Bowling inside the powerplay, the 17-year-old left-arm spinner struck in his second over, castling Mitchell Santner with one that spun back to beat an attempted cut. The very next ball, he messed up Dane Cleaver’s stumps and then had Chad Bowes stumped soon after. Of his three wickets, Santner’s was the one Aayan said he enjoyed the most.
“Because that was a very good ball, and was also in the powerplay and was an important wicket,” he said. “I am feeling very happy. I got a chance in the powerplay and I got a wicket. I was trying to get the batters out.”
Does that put extra pressure on the youngster? “Not much, really,” Aayan said. “I am playing well now and will want to play like this in future as well.

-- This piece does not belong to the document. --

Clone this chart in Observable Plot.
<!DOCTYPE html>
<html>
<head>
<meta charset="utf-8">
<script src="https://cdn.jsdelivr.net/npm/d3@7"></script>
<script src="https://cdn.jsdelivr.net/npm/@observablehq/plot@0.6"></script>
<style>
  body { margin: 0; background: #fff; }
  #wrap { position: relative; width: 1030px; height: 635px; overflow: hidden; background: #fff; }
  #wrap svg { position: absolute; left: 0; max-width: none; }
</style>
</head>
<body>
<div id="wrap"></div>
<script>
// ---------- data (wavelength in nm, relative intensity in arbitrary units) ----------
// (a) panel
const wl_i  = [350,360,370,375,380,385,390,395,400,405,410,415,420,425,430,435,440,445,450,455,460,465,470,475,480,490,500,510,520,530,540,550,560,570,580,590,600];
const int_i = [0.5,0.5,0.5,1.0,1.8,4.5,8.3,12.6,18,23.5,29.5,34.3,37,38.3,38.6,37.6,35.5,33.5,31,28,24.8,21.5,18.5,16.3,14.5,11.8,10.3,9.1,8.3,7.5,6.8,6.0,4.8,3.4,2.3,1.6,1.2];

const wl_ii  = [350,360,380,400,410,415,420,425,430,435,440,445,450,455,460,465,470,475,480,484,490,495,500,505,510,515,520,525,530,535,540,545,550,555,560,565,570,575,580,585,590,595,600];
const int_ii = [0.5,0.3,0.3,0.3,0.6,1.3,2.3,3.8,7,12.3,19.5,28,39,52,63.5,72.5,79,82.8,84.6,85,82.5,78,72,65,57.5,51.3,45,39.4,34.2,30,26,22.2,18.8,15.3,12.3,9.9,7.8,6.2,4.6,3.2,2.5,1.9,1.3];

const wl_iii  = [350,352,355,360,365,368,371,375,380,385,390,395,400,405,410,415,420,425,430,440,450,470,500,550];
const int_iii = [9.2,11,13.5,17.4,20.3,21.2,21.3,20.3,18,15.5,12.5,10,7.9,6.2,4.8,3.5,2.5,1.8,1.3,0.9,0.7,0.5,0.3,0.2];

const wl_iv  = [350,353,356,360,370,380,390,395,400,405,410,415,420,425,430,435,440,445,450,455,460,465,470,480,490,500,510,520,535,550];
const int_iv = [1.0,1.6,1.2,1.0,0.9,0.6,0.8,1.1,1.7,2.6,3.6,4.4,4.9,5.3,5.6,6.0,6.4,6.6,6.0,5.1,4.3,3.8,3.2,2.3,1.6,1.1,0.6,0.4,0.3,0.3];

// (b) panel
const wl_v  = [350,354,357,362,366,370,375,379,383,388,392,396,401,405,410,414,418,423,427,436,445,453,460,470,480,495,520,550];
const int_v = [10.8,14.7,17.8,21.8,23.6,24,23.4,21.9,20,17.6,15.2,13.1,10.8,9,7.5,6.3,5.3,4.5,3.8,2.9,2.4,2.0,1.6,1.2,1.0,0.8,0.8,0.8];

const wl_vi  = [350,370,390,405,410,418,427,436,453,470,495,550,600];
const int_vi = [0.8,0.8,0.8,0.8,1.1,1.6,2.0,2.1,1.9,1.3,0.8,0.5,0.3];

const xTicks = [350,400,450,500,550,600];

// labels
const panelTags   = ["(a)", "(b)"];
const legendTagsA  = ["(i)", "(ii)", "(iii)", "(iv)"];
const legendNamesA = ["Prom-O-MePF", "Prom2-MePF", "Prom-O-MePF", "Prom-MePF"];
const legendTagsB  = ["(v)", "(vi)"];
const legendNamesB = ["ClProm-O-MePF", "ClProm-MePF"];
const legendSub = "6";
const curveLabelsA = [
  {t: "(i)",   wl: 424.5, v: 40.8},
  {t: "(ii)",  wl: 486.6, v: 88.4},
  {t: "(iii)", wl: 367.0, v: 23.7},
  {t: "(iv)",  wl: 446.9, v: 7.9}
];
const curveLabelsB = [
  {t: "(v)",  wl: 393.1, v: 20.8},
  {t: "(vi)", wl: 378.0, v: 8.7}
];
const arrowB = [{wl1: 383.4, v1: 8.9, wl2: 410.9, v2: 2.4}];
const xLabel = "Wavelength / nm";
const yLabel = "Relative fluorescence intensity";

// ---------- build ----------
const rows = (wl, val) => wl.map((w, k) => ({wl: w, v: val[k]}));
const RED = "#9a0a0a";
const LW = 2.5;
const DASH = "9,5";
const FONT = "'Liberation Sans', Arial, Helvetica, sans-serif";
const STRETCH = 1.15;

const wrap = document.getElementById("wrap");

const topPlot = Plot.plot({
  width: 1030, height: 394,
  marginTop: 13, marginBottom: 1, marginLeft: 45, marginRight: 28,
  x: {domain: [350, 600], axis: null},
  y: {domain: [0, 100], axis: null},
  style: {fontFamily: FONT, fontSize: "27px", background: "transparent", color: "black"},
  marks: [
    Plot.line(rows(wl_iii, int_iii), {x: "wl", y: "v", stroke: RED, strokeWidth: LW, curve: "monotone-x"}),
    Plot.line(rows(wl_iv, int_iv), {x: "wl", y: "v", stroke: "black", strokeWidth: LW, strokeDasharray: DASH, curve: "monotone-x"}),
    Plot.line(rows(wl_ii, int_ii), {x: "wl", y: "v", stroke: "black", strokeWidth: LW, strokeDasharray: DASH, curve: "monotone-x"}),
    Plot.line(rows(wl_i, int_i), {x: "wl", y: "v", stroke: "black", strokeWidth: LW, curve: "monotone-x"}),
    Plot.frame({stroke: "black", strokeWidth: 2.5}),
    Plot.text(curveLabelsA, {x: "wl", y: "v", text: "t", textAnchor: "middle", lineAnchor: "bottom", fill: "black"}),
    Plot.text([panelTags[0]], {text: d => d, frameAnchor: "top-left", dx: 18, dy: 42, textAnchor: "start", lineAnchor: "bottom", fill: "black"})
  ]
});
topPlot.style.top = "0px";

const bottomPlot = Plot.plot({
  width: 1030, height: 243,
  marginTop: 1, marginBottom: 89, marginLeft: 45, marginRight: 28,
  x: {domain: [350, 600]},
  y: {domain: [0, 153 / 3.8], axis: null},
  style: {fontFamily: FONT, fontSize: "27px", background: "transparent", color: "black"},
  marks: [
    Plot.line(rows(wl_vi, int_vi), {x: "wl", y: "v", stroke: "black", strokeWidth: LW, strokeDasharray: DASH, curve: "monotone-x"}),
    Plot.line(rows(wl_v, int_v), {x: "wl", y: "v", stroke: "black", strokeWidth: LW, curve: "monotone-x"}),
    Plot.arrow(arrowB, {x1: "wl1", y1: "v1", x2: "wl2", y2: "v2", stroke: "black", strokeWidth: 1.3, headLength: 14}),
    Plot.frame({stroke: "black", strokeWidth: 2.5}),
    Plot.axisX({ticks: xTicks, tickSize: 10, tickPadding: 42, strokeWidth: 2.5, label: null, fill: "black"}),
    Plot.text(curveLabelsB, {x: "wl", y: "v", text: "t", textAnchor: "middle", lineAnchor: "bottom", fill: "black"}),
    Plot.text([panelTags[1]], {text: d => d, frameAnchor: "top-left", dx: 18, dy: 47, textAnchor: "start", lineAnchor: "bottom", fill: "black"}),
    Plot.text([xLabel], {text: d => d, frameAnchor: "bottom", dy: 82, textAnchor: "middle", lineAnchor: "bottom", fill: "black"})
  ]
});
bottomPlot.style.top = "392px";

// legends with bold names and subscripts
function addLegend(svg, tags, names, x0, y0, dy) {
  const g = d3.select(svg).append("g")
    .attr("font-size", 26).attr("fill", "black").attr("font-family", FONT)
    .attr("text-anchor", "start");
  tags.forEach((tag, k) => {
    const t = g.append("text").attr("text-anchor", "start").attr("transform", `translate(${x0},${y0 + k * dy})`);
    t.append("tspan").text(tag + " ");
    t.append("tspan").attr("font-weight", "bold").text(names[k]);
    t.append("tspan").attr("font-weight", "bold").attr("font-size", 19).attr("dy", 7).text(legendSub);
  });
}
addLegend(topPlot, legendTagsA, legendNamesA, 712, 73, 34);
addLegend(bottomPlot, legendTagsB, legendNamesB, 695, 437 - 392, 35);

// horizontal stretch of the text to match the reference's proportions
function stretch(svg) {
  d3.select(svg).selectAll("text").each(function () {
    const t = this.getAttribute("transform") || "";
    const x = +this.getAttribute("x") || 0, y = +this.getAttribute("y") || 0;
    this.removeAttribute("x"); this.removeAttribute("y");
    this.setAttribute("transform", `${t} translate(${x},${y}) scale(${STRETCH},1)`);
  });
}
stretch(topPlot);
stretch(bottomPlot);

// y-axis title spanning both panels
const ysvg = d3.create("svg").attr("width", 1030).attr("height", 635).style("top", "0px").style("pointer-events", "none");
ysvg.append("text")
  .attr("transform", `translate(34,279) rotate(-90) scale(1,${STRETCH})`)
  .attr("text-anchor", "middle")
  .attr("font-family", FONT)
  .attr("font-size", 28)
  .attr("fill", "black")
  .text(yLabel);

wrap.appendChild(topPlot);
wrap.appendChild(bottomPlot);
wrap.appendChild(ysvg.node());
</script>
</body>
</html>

I want to take UAE far ahead. We have the capability to beat better teams in future.”
Having restricted New Zealand to 142 for 8, it was then the turn of the batters to do what they could not in the first T20I. And, it was Waseem who led from the front by smashing a 29-ball 55. He was given two reprieves, but made sure by the time he eventually fell, his side was well ahead of the asking rate.
“I am very happy with my team’s and my own performance,” he said. “I always try that whenever we win, we do it convincingly and I make a big contribution towards it. I want to dedicate this win to my newly-born son.”

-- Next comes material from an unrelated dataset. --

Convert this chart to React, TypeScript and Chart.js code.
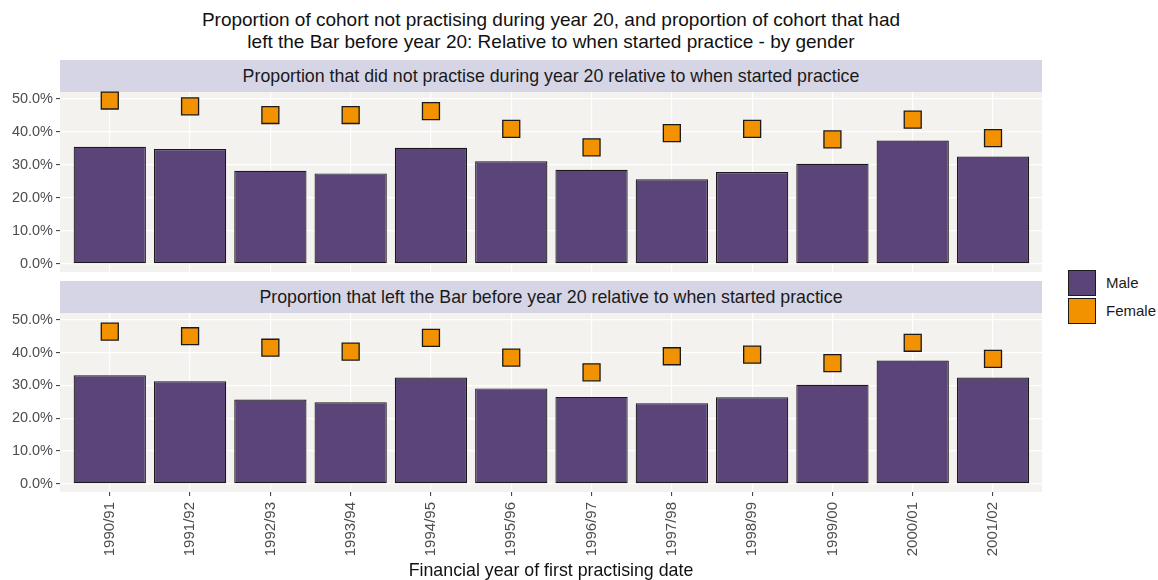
import React, { useEffect, useRef } from "react";
import Chart from "chart.js/auto";

const categories = ["1990/91", "1991/92", "1992/93", "1993/94", "1994/95", "1995/96", "1996/97", "1997/98", "1998/99", "1999/00", "2000/01", "2001/02"];
const notPractisingMale = [35.5, 34.8, 28.2, 27.4, 35.2, 31.1, 28.5, 25.6, 27.8, 30.3, 37.4, 32.5];
const notPractisingFemale = [49.5, 47.7, 45.1, 45.1, 46.3, 40.9, 35.3, 39.6, 40.9, 37.7, 43.7, 38.1];
const leftBarMale = [33.1, 31.3, 25.7, 24.9, 32.4, 29.1, 26.5, 24.6, 26.4, 30.2, 37.6, 32.4];
const leftBarFemale = [46.4, 45.0, 41.5, 40.3, 44.5, 38.5, 34.0, 38.9, 39.4, 36.8, 43.0, 38.1];
const yTickValues = [0, 10, 20, 30, 40, 50];
const seriesNames = ["Male", "Female"];
const titleLines = [
  "Proportion of cohort not practising during year 20, and proportion of cohort that had",
  "left the Bar before year 20: Relative to when started practice - by gender",
];
const stripTitles = [
  "Proportion that did not practise during year 20 relative to when started practice",
  "Proportion that left the Bar before year 20 relative to when started practice",
];
const xAxisTitle = "Financial year of first practising date";

const FONT = '"Liberation Sans", Arial, sans-serif';
const MALE = "#5A4478";
const FEMALE = "#F39200";
const PANEL_BG = "#F3F2EF";
const STRIP_BG = "#D6D5E5";

const panelBg = {
  id: "panelBg",
  beforeDraw(chart: any) {
    const { ctx, chartArea } = chart;
    ctx.save();
    ctx.fillStyle = PANEL_BG;
    ctx.fillRect(chartArea.left, chartArea.top, chartArea.right - chartArea.left, chartArea.bottom - chartArea.top);
    ctx.restore();
  },
};

function makeConfig(male: number[], female: number[], showX: boolean): any {
  return {
    type: "bar",
    data: {
      datasets: [
        {
          type: "line",
          label: seriesNames[1],
          data: female.map((v, i) => ({ x: i + 1, y: v })),
          showLine: false,
          pointStyle: "rect",
          pointRadius: 12,
          pointHoverRadius: 12,
          pointBackgroundColor: FEMALE,
          pointBorderColor: "#1a1a1a",
          pointBorderWidth: 1.3,
          clip: false,
          order: 1,
        },
        {
          type: "bar",
          label: seriesNames[0],
          data: male.map((v, i) => ({ x: i + 1, y: v })),
          backgroundColor: MALE,
          borderColor: "#1a1a1a",
          borderWidth: 1.2,
          borderSkipped: false,
          barPercentage: 0.9,
          categoryPercentage: 1,
          order: 2,
        },
      ],
    },
    options: {
      responsive: false,
      animation: false,
      events: [],
      layout: { autoPadding: false, padding: { top: 7, bottom: showX ? 0 : 8, left: 0, right: 8 } },
      plugins: { legend: { display: false }, tooltip: { enabled: false }, title: { display: false } },
      scales: {
        x: {
          type: "linear",
          min: 0.38,
          max: 12.61,
          offset: false,
          afterFit: (s: any) => {
            s.height = showX ? 88 : 0;
            s.paddingLeft = 0;
            s.paddingRight = 0;
          },
          border: { display: false },
          grid: {
            offset: false,
            color: "#FFFFFF",
            lineWidth: 1.2,
            drawTicks: showX,
            tickLength: 4,
            tickColor: "#333333",
            tickWidth: 1,
          },
          ticks: {
            display: showX,
            stepSize: 1,
            includeBounds: false,
            autoSkip: false,
            minRotation: 90,
            maxRotation: 90,
            padding: 6,
            color: "#4D4D4D",
            font: { family: FONT, size: 15 },
            callback: (v: number) => categories[v - 1] ?? "",
          },
        },
        y: {
          min: -2.48,
          max: 52.08,
          afterFit: (s: any) => {
            s.width = 60;
            s.paddingTop = 0;
            s.paddingBottom = 0;
          },
          border: { display: false },
          grid: {
            color: "#FFFFFF",
            lineWidth: (ctx: any) => (ctx.tick && yTickValues.includes(ctx.tick.value) ? 1.2 : 0.6),
            tickColor: (ctx: any) => (ctx.tick && yTickValues.includes(ctx.tick.value) ? "#333333" : "rgba(0,0,0,0)"),
            tickLength: 4,
            tickWidth: 1,
          },
          ticks: {
            stepSize: 5,
            includeBounds: false,
            padding: 3,
            color: "#4D4D4D",
            font: { family: FONT, size: 14.5 },
            callback: (v: number) => (yTickValues.includes(v) ? v.toFixed(1) + "%" : ""),
          },
        },
      },
    },
    plugins: [panelBg],
  };
}

function Panel({ male, female, showX, top, height }: any) {
  const ref = useRef<HTMLCanvasElement | null>(null);
  useEffect(() => {
    if (!ref.current) return;
    const chart = new Chart(ref.current, makeConfig(male, female, showX));
    return () => chart.destroy();
  }, []);
  return (
    <canvas
      ref={ref}
      width={1050}
      height={height}
      style={{ position: "absolute", left: 0, top, width: 1050, height }}
    />
  );
}

const stripStyle = (top: number): React.CSSProperties => ({
  position: "absolute",
  left: 60,
  top,
  width: 982,
  height: 32,
  background: STRIP_BG,
  color: "#1A1A1A",
  fontSize: 17.8,
  lineHeight: "32px",
  textAlign: "center",
  whiteSpace: "nowrap",
});

export default function App() {
  return (
    <div
      style={{
        position: "absolute",
        left: 0,
        top: 0,
        width: 1158,
        height: 580,
        background: "#FFFFFF",
        fontFamily: FONT,
        overflow: "hidden",
      }}
    >
      <div
        style={{
          position: "absolute",
          left: 60,
          top: 9,
          width: 982,
          textAlign: "center",
          fontSize: 19,
          lineHeight: "22px",
          color: "#111111",
          whiteSpace: "nowrap",
        }}
      >
        <div>{titleLines[0]}</div>
        <div>{titleLines[1]}</div>
      </div>
      <div style={stripStyle(60)}>{stripTitles[0]}</div>
      <Panel male={notPractisingMale} female={notPractisingFemale} showX={false} top={85} height={195} />
      <div style={stripStyle(281)}>{stripTitles[1]}</div>
      <Panel male={leftBarMale} female={leftBarFemale} showX={true} top={306} height={274} />
      <div
        style={{
          position: "absolute",
          left: 60,
          top: 560,
          width: 982,
          textAlign: "center",
          fontSize: 17.8,
          lineHeight: "20px",
          color: "#111111",
        }}
      >
        {xAxisTitle}
      </div>
      {seriesNames.map((name, i) => (
        <div key={name}>
          <div
            style={{
              position: "absolute",
              left: 1068,
              top: 270 + i * 28,
              width: 26,
              height: 24,
              background: i === 0 ? MALE : FEMALE,
              border: "1px solid #1a1a1a",
            }}
          />
          <div
            style={{
              position: "absolute",
              left: 1106,
              top: 270 + i * 28,
              height: 26,
              lineHeight: "26px",
              fontSize: 15,
              color: "#1A1A1A",
            }}
          >
            {name}
          </div>
        </div>
      ))}
    </div>
  );
}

“He is a quality player,” Waseem said. “He is unlucky that is he debuting so late but he has the experience. We were talking inside [the dressing room] that he has to finish the game and he promised me he would, and he has done it.”
“A lot of the credit has to go to the UAE team,” Southee said. “They outplayed us in all three facets and we know in T20 cricket if it’s not your day, then anything can happen. We probably didn’t learn enough from the other day, we made a few mistakes that were similar to the other day and we were made to pay for that. We just have to be bettered in all three areas.”